Use optimized LAPACK/BLAS routines (if you aren’t already). For example: OpenBLAS, AtlasBLAS, GotoBLAS or Intel MKL. Could give 2-10 X speedup over Fortran BLAS.

Use a parallelized BLAS/LAPACK library. Speedup will depend on problem, and may be between 0.5 and NUMBER_OF_CORES at a guess

Exploit any structure in the input matrix: sparsity; blocks - in particular large zero, identity, diagonal and structured blocks.

(1) and (2) are relatively easy - usually just install the appropriate libraries for your system, change the linker flags and perhaps set some environment variables. (3) requires some work.

I have also used pseudo-inverse solutions, I am not an expert in linear algebra, just a user, and out of curiosity I added my version of pseudo-inverse solutions under my fork and tested the performance difference at:

(Because I am using Windows-MSYS2 environment, M_stopwatch is not valid in that environment)

> fpm test --compiler gfortran --flag "-Wno-line-truncation -llapack -lblas" test2 --profile release
Elapsed CPU time: 1.32812500
Elapsed CPU time: 9.40625000
test2 completed.
> ifort with Visual-Studio (release mode)
Elapsed CPU time: 0.5937500
Elapsed CPU time: 3.531250
test2 completed.

It is faster to call LAPACK’s API directly when possible. (Using -Ofast can be unexpected, so it is not used here)

@RonShepard, thank you. The matrices are sparse.
I’m going to start with DGELS as you mentioned. Then maybe I will consider using ScaLAPACK, although I have not been successful in using it before.

If your matrices are sparse you can also consider ARPACK. You can try it from SciPy in python to see if it fits your needs svds(solver=’arpack’) — SciPy v1.11.4 Manual. If it does, there are some discussions and sources for ARPACK here Modernizing Arpack

@zoziha, thank you for your comparison.
The pseudo-inverse without SVD (full rank) is obviously faster, but I think using SVD provides more accurate solutions. Here are the relative errors:

using pinv: 6.273484339772714E-015
using linv: 4.771404614080608E-014

In some cases, SVD also allows for the use of low rank, which can lead to faster computations (I guess).
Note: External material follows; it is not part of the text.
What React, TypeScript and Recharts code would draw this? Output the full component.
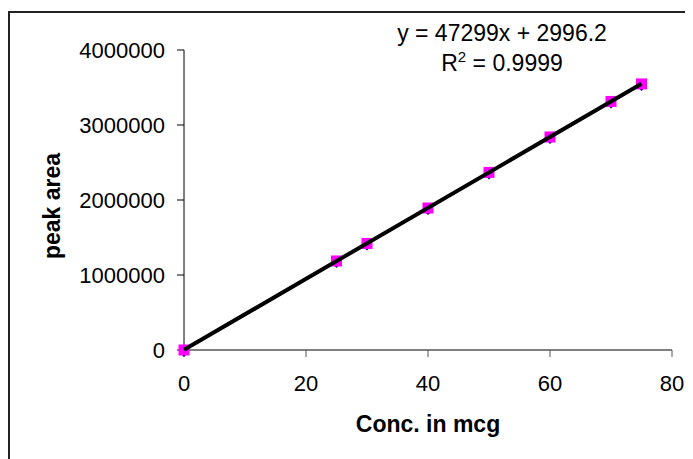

I will test this solution.

I have noticed that using a larger lwork parameter in the dgesvd function yields slightly better performance.

dgesvd('A', 'A', m, n, A, m, S, U, m, VT, n, work, lwork, info)

Here are the results:
With lwork = huge(lwork): cpu= 25.03 user= 24.55 sys= 0.48 wall= 2.89

And with a smaller lwork: 'cpu= 28.70 user= 28.24 sys= 0.46 wall= 3.34`

do irank = 1, min(n, m)
do j = 1, m
if (U(j, irank) == 0.) cycle
do i = 1, n
Apinv(i, j) = Apinv(i, j) + VT(irank, i) * U(j, irank) / S(irank)
end do
end do
end do

The SVD of a sparse matrix does not necessarily result in zero left singular vectors.

This is kind of clunky, but it is flexible. It allows, for example, a single workspace allocation to be reused for several solutions, so it minimizes the allocation/deallocation overhead.

[edit] I just noticed that you were talking about DGESVD() rather than DGELS(), but the same memory allocation approach works in either case.

In any case, I would suggest using the LAPACK routines to get a feeling for how the problems scale and what kinds of accuracies to expect with various singular value thresholds, and then explore the various sparse matrix options with that reference. So even if you end up not using the LAPACK code, those initial experiments are not wasted effort.